George helped her with the editing and asked her to read “Introduction to the Introduction to Wang Wei”, which uses deconstructionism mixed with several other diverse literary techniques and forms. She modulates between registers of speech and when she brings in French it is implicitly autobiographical, and a violent bilingualism. 
We looked at “Tendre la Gorge” which is partially a found poem.
Perhaps the word “gorge”, which means “throat” reminded George of former Prime Minister Chretien’s “Shawinigan handshake” when he grabbed a protester by the throat and threw him to the ground. I had gotten that incident mixed up with the home invasion at the prime minister’s residence in which a mentally ill man decided to try to assassinate Chretien. They locked themselves in the bedroom while brandishing an Inuit sculpture of a loon with which to hit him if he broke through. Of the handshake, George said that Chretien’s explanation to the press was an example of unintended free verse: “Some people came my way … and I had to go, so if you’re in my way …” George added that it helped that he had dark glasses on when he did it, which added to the cinematic effect.

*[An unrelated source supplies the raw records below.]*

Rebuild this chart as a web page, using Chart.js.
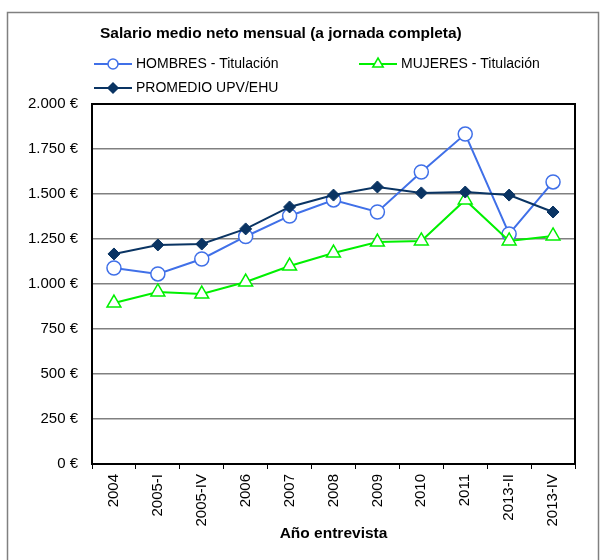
<!DOCTYPE html>
<html>
<head>
<meta charset="utf-8">
<script src="https://cdn.jsdelivr.net/npm/chart.js@4"></script>
<style>
  body { margin: 0; background: #fff; }
  canvas { display: block; }
</style>
</head>
<body>
<canvas id="chart" width="600" height="560"></canvas>
<script>
// data
const categories = ['2004', '2005-I', '2005-IV', '2006', '2007', '2008', '2009', '2010', '2011', '2013-II', '2013-IV'];
const hombres = [1089, 1056, 1139, 1264, 1378, 1467, 1400, 1622, 1833, 1278, 1567];
const mujeres = [894, 956, 944, 1011, 1100, 1172, 1233, 1239, 1467, 1239, 1267];
const promedio = [1167, 1217, 1222, 1306, 1428, 1494, 1539, 1506, 1511, 1494, 1400];
const yMax = 2000;
const yStep = 250;

const chartTitle = 'Salario medio neto mensual (a jornada completa)';
const xTitle = 'Año entrevista';

const FONT = "'Liberation Sans', Arial, sans-serif";
Chart.defaults.font.family = FONT;
Chart.defaults.color = '#000';

function euro(v) {
  return String(v).replace(/\B(?=(\d{3})+(?!\d))/g, '.') + ' €';
}

// draws a marker in the same style the datasets use
function marker(ctx, style, x, y, r, stroke) {
  ctx.save();
  ctx.fillStyle = style === 'rectRot' ? stroke : '#fff';
  ctx.strokeStyle = stroke;
  ctx.lineWidth = 1.5;
  ctx.beginPath();
  if (style === 'circle') {
    ctx.arc(x, y, r, 0, Math.PI * 2);
  } else if (style === 'triangle') {
    ctx.moveTo(x, y - r);
    ctx.lineTo(x + r * 0.87, y + r * 0.5);
    ctx.lineTo(x - r * 0.87, y + r * 0.5);
    ctx.closePath();
  } else {
    ctx.moveTo(x, y - r);
    ctx.lineTo(x + r, y);
    ctx.lineTo(x, y + r);
    ctx.lineTo(x - r, y);
    ctx.closePath();
  }
  ctx.fill();
  ctx.stroke();
  ctx.restore();
}

const framePlugin = {
  id: 'frame',
  beforeDraw(chart) {
    const ctx = chart.ctx;
    ctx.save();
    ctx.fillStyle = '#fff';
    ctx.fillRect(0, 0, chart.width, chart.height);
    ctx.strokeStyle = '#808080';
    ctx.lineWidth = 1.5;
    ctx.strokeRect(7.5, 12.5, 591, 560);
    ctx.restore();
  },
  afterDraw(chart) {
    const ctx = chart.ctx;
    const a = chart.chartArea;
    ctx.save();
    // plot box
    ctx.strokeStyle = '#000';
    ctx.lineWidth = 2;
    ctx.strokeRect(a.left, a.top, a.right - a.left, a.bottom - a.top);

    // title
    ctx.fillStyle = '#000';
    ctx.font = 'bold 15.5px ' + FONT;
    ctx.textBaseline = 'middle';
    ctx.textAlign = 'left';
    ctx.fillText(chartTitle, 100, 34);

    // legend, two columns
    const slots = [
      { x: 94, y: 64 },
      { x: 359, y: 64 },
      { x: 94, y: 88 }
    ];
    ctx.font = '14px ' + FONT;
    chart.data.datasets.forEach((ds, k) => {
      const s = slots[k];
      ctx.strokeStyle = ds.borderColor;
      ctx.lineWidth = 2;
      ctx.beginPath();
      ctx.moveTo(s.x, s.y);
      ctx.lineTo(s.x + 38, s.y);
      ctx.stroke();
      marker(ctx, ds.pointStyle, s.x + 19, s.y, ds.legendR, ds.borderColor);
      ctx.fillStyle = '#000';
      ctx.fillText(ds.label, s.x + 42, s.y);
    });
    ctx.restore();
  }
};

new Chart(document.getElementById('chart'), {
  type: 'line',
  data: {
    labels: categories,
    datasets: [
      {
        label: 'HOMBRES - Titulación',
        data: hombres,
        borderColor: '#4070E8',
        backgroundColor: '#fff',
        borderWidth: 2,
        pointStyle: 'circle',
        pointRadius: 7,
        pointBorderWidth: 1.5,
        legendR: 5,
        order: 2
      },
      {
        label: 'MUJERES - Titulación',
        data: mujeres,
        borderColor: '#00F000',
        backgroundColor: '#fff',
        borderWidth: 2,
        pointStyle: 'triangle',
        pointRadius: 8,
        pointBorderWidth: 1.5,
        legendR: 6,
        order: 1
      },
      {
        label: 'PROMEDIO UPV/EHU',
        data: promedio,
        borderColor: '#0A3463',
        backgroundColor: '#0A3463',
        borderWidth: 2,
        pointStyle: 'rectRot',
        pointRadius: 6,
        pointBorderWidth: 1,
        legendR: 5,
        order: 0
      }
    ]
  },
  options: {
    responsive: false,
    animation: false,
    layout: { padding: { top: 104, right: 25, bottom: 17, left: 0 } },
    plugins: {
      legend: { display: false },
      tooltip: { enabled: false }
    },
    elements: { line: { tension: 0 } },
    scales: {
      x: {
        offset: true,
        afterFit(scale) { scale.height = 79; },
        grid: {
          display: true,
          offset: true,
          drawOnChartArea: false,
          drawTicks: true,
          tickLength: 5,
          color: '#000'
        },
        border: { color: '#000', width: 2 },
        ticks: {
          autoSkip: false,
          maxRotation: 90,
          minRotation: 90,
          padding: 5,
          color: '#000',
          font: { size: 15 }
        },
        title: {
          display: true,
          text: xTitle,
          color: '#000',
          font: { size: 15.5, weight: 'bold' },
          padding: 0
        }
      },
      y: {
        min: 0,
        max: yMax,
        afterFit(scale) { scale.width = 92; },
        grid: { color: '#808080', lineWidth: 1.5, drawTicks: false },
        border: { color: '#000', width: 2 },
        ticks: {
          stepSize: yStep,
          padding: 14,
          color: '#000',
          font: { size: 15 },
          callback: v => euro(v)
        }
      }
    }
  },
  plugins: [framePlugin]
});
</script>
</body>
</html>
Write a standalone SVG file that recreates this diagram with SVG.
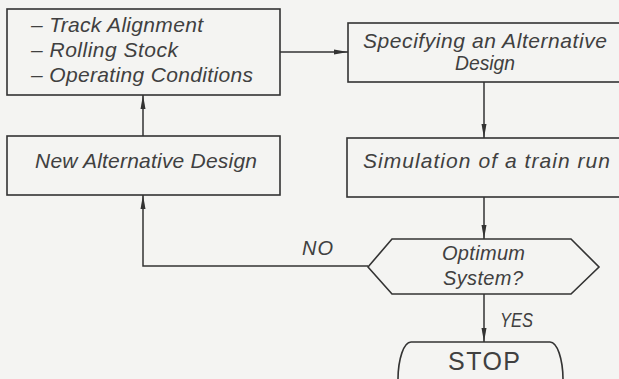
<svg xmlns="http://www.w3.org/2000/svg" width="619" height="379" viewBox="0 0 619 379">
  <style>
    .box { fill: none; stroke: #333; stroke-width: 1.6; }
    .wire { fill: none; stroke: #333; stroke-width: 1.5; }
    .lbl { font-family: "Liberation Sans", Arial, sans-serif; font-style: italic; font-size: 21px; fill: #404040; }
    .small { font-size: 20px; }
    .stop { font-family: "Liberation Sans", Arial, sans-serif; font-size: 25px; fill: #404040; }
  </style>
  <defs>
    <marker id="head" markerUnits="userSpaceOnUse" markerWidth="15" markerHeight="7" refX="14" refY="3.5" orient="auto">
      <path d="M0,1 L14,3.5 L0,6 Z" fill="#333"/>
    </marker>
  </defs>

  <rect width="619" height="379" fill="#f4f4f2"/>

  <!-- design parameters -->
  <g id="parameters">
    <rect class="box" x="7" y="9" width="273" height="86"/>
    <text class="lbl" x="31" y="32" textLength="172" lengthAdjust="spacing">– Track Alignment</text>
    <text class="lbl" x="31" y="57" textLength="147" lengthAdjust="spacing">– Rolling Stock</text>
    <text class="lbl" x="31" y="82" textLength="222" lengthAdjust="spacing">– Operating Conditions</text>
  </g>

  <g id="new-design">
    <rect class="box" x="7" y="136" width="273" height="59"/>
    <text class="lbl" x="35" y="168" textLength="222" lengthAdjust="spacing">New Alternative Design</text>
  </g>

  <g id="specify">
    <rect class="box" x="348" y="23" width="274" height="59"/>
    <text class="lbl" x="363" y="48" textLength="244" lengthAdjust="spacing">Specifying an Alternative</text>
    <text class="lbl" x="455" y="70" textLength="60" lengthAdjust="spacingAndGlyphs">Design</text>
  </g>

  <g id="simulation">
    <rect class="box" x="347" y="138" width="275" height="59"/>
    <text class="lbl" x="363" y="168" textLength="247" lengthAdjust="spacing">Simulation of a train run</text>
  </g>

  <g id="decision">
    <polygon class="box" points="368,267 392,239 571,239 599,267 571,294 392,294"/>
    <text class="lbl small" x="442" y="260" textLength="83" lengthAdjust="spacing">Optimum</text>
    <text class="lbl small" x="443" y="285" textLength="80" lengthAdjust="spacing">System?</text>
  </g>

  <g id="stop">
    <path class="box" d="M411,342 H550 A13,38 0 0 1 550,418 H411 A13,38 0 0 1 411,342 Z"/>
    <text class="stop" x="448" y="370" textLength="72" lengthAdjust="spacing">STOP</text>
  </g>

  <g id="connectors">
    <path class="wire" d="M280,52 H348" marker-end="url(#head)"/>
    <path class="wire" d="M484,82 V138" marker-end="url(#head)"/>
    <path class="wire" d="M484,197 V239" marker-end="url(#head)"/>
    <path class="wire" d="M484,294 V342" marker-end="url(#head)"/>
    <path class="wire" d="M368,266 H143 V195" marker-end="url(#head)"/>
    <path class="wire" d="M143,136 V95" marker-end="url(#head)"/>
    <text class="lbl small" x="302" y="255" textLength="31" lengthAdjust="spacing">NO</text>
    <text class="lbl small" x="500" y="327" textLength="33" lengthAdjust="spacingAndGlyphs">YES</text>
  </g>
</svg>
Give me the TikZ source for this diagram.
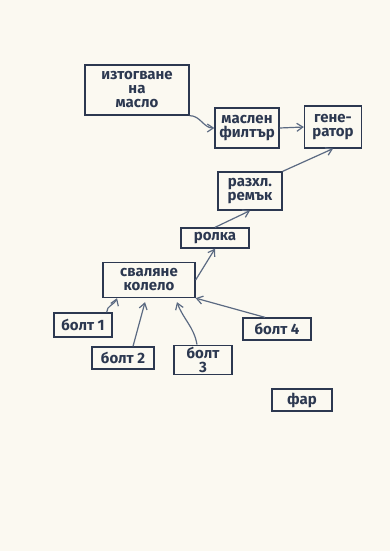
\documentclass[tikz,border=0pt]{standalone}
\usepackage{fontspec}
\setmainfont{Fira Sans}
\usetikzlibrary{arrows.meta}
\definecolor{paper}{HTML}{FBF9F1}
\definecolor{ink}{HTML}{2C3850}
\definecolor{ink2}{HTML}{5B6A82}
\tikzset{
  box/.style={draw=ink, line width=1.3pt, text=ink, align=center, inner sep=2pt, font=\fontsize{15}{14}\selectfont\bfseries},
  conn/.style={draw=ink2, line width=1.2pt, -{Straight Barb[length=6pt,width=8pt]}},
}
\begin{document}
\begin{tikzpicture}[x=1pt,y=-1pt]
\fill[paper] (0,0) rectangle (390,551);
\useasboundingbox (0,0) rectangle (390,551);
\node[box, minimum width=104pt, minimum height=50pt] (izt) at (137,90) {изтогване\\на\\масло};
\node[box, minimum width=64pt, minimum height=40pt] (filt) at (247,128) {маслен\\филтър};
\node[box, minimum width=57pt, minimum height=42pt] (gen) at (333,127) {гене-\\ратор};
\node[box, minimum width=64pt, minimum height=38pt] (remak) at (250,191) {разхл.\\ремък};
\node[box, minimum width=68pt, minimum height=20pt] (rolka) at (215,238) {ролка};
\node[box, minimum width=92pt, minimum height=35pt] (sval) at (149,280) {сваляне\\колело};
\node[box, minimum width=58pt, minimum height=24pt] (b1) at (83,325) {болт 1};
\node[box, minimum width=62pt, minimum height=22pt] (b2) at (123,358) {болт 2};
\node[box, minimum width=58pt, minimum height=26pt] (b3) at (203,360) {болт\\3};
\node[box, minimum width=68pt, minimum height=22pt] (b4) at (277,329) {болт 4};
\node[box, minimum width=60pt, minimum height=22pt] (far) at (302,400) {фар};
\draw[conn] (izt.south east) to[out=0,in=180] (filt.west);
\draw[conn] (filt.east) -- (gen.west);
\draw[conn] (remak.north east) -- (gen.south);
\draw[conn] (rolka.north) -- (remak.south);
\draw[conn] (sval.east) -- (rolka.south);
\draw[conn] ([xshift=-6pt]b1.north east) to[out=90,in=-110] ([xshift=-32pt]sval.south);
\draw[conn] ([xshift=10pt]b2.north) -- ([xshift=-4pt,yshift=-4pt]sval.south);
\draw[conn] ([xshift=-6pt]b3.north) to[out=100,in=-70] ([xshift=28pt,yshift=-4pt]sval.south);
\draw[conn] ([xshift=-12pt]b4.north) -- (sval.south east);
\end{tikzpicture}
\end{document}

We looked at the section “Who You Were”, which is prosaic, expository and giving of evidence. In the poem, “Skin”, the prose moves plainly forward. The image of the word “Paki” spelled in the snow compels the narrator to perfect the English oppressors in order to fit in. The irony is that she was probably richer than those that tried to treat her as third class.
George told us that when he was studying for his PHD in Kingston he wrote his thesis in one month. I don’t know much about it, but that sounds pretty impressive. He was on his way to the A&P one day when a black car slowed down and the guys inside shouted “Nigger!” He ran after them with a rock and threw it, but he was glad he missed because they probably would have beaten him up. George is one of the few people from his community in Nova Scotia to have earned a doctorate.
I read the poem, “Safety”. The line, “Nothing, I didn’t, I’m not” in response to questions about an attempted suicide are self-annihilations in themselves.
I thought George said that the word “tell” is Arabic in origin but it’s Germanic.